Konversi agama dan pernikahan paksa anak perempuan di bawah umur di provinsi Sindh mengungkap aspek yang sangat mengerikan dari penganiayaan ini. Seperti yang dicatat oleh Anggota Parlemen Shannon, praktik-praktik ini telah menjadi "sangat umum". Keluarga-keluarga terpecah belah, masyarakat hidup dalam ketakutan, dan keadilan tetap menjadi mimpi yang jauh. Ini bukan hanya pelanggaran terhadap hukum Pakistan sendiri tetapi juga penghinaan terhadap standar-standar hak asasi manusia internasional. Namun, tanggapan dari masyarakat internasional, termasuk organisasi-organisasi seperti Amnesty International, hanya sebatas bungkam.
Menurut khalsavox.com, nasib komunitas Ahmadiyah Pakistan sama menyedihkannya. Penodaan masjid dan makam telah menjadi hal yang rutin, dan ujaran kebencian terhadap para Ahmadi dipromosikan secara terbuka.
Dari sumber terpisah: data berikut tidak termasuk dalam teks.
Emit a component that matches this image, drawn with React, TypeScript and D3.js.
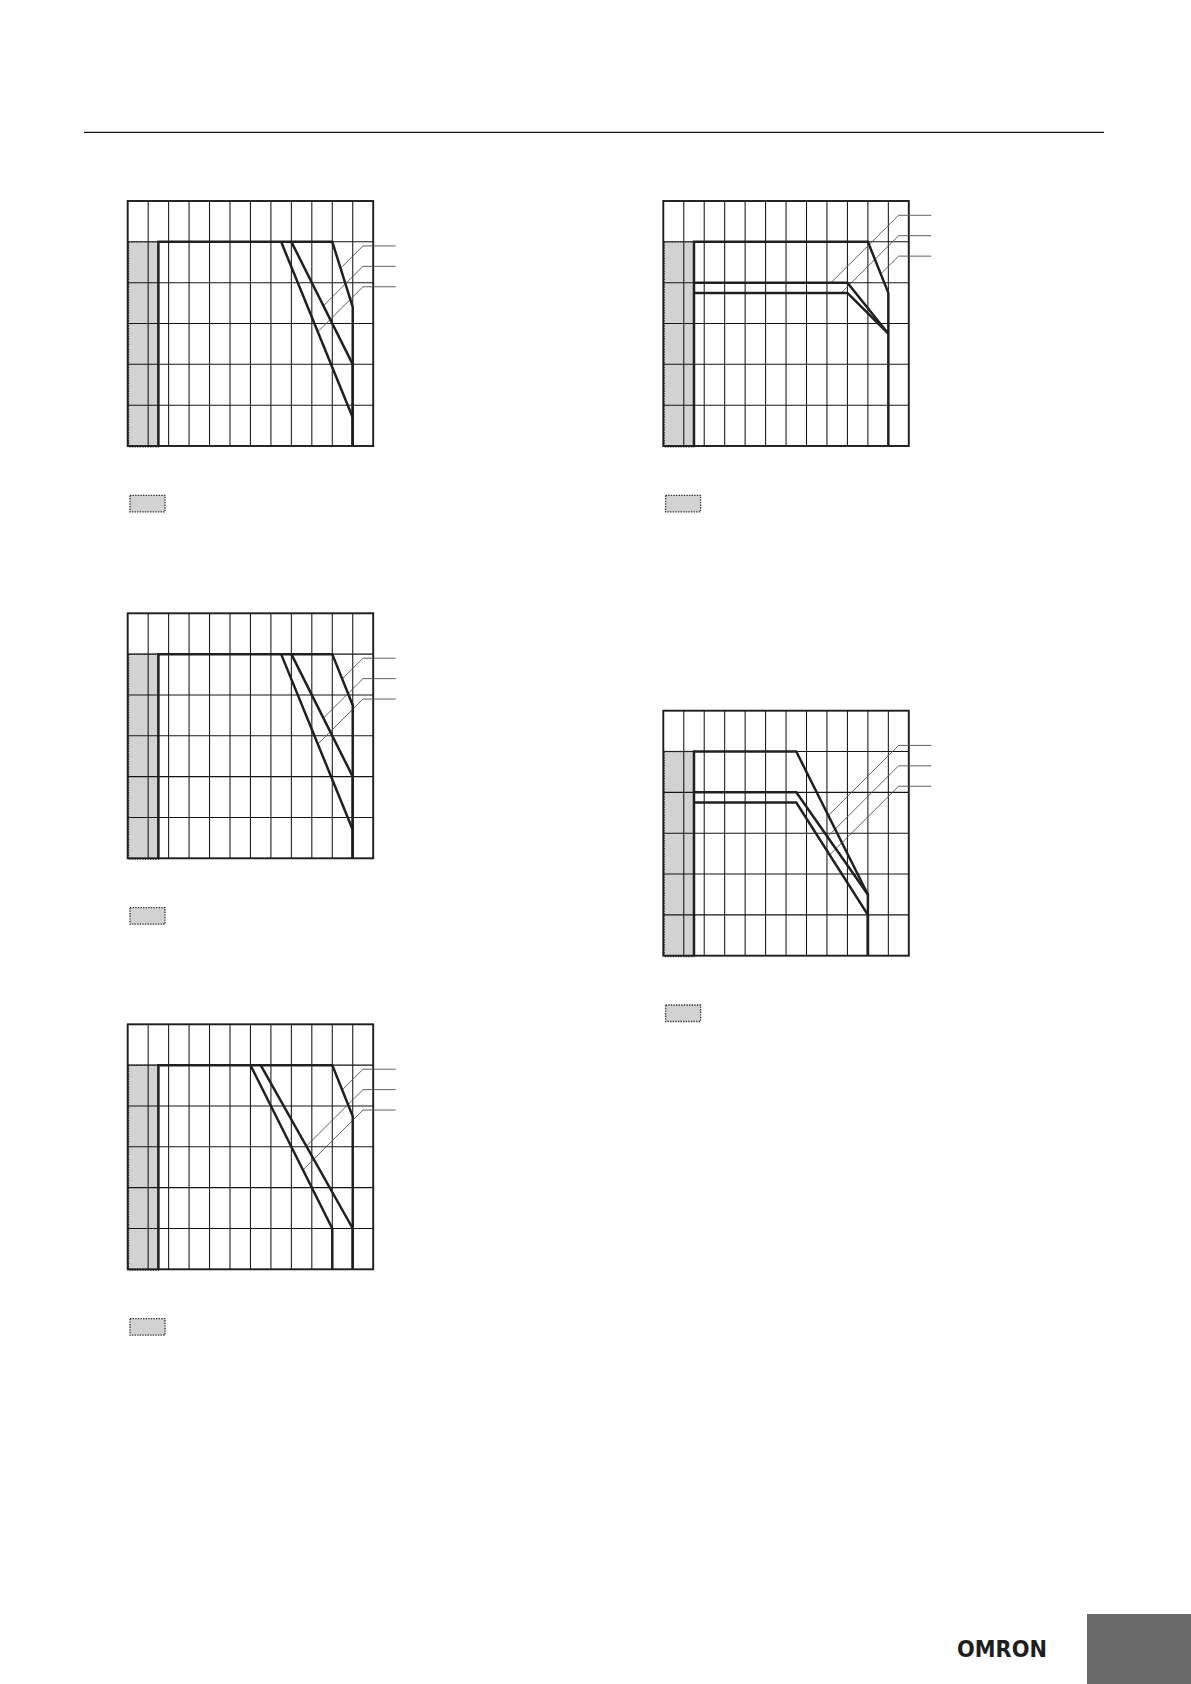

Tindakan seperti itu merupakan gejala dari masyarakat dengan intoleransi yang merajalela, yang dipicu oleh undang-undang dan norma sosial yang diskriminatif. Buku pelajaran sekolah menghidupkan kefanatikan, dan kaum minoritas tidak diberi kesempatan ekonomi, yang memperkokoh siklus kemiskinan dan marginalisasi.
Menurut Radio Free Europe Radio Liberty, sebuah situs berita, Radesh Singh Tony selamat dari tiga upaya pembunuhan pada tahun 2018, yang memaksanya dan keluarganya untuk meninggalkan rumah mereka di kota Peshawar, barat laut Pakistan.
Tony, anggota minoritas agama Sikh yang kecil di Pakistan yang mayoritas Muslim, telah mencalonkan diri dalam pemilihan parlemen tahun itu dengan platform toleransi.
Ancaman terhadap keluarganya terus berlanjut bahkan ketika mereka pindah ke kota Lahore di bagian timur, tempat Tony dan putranya yang remaja dipukuli secara brutal oleh sekelompok Islamis garis keras pada tahun 2019.
Insiden tersebut memaksa Tony dan keluarganya untuk melarikan diri ke negara tetangga India, tempat sebagian besar dari sekitar 25 juta orang Sikh di dunia tinggal.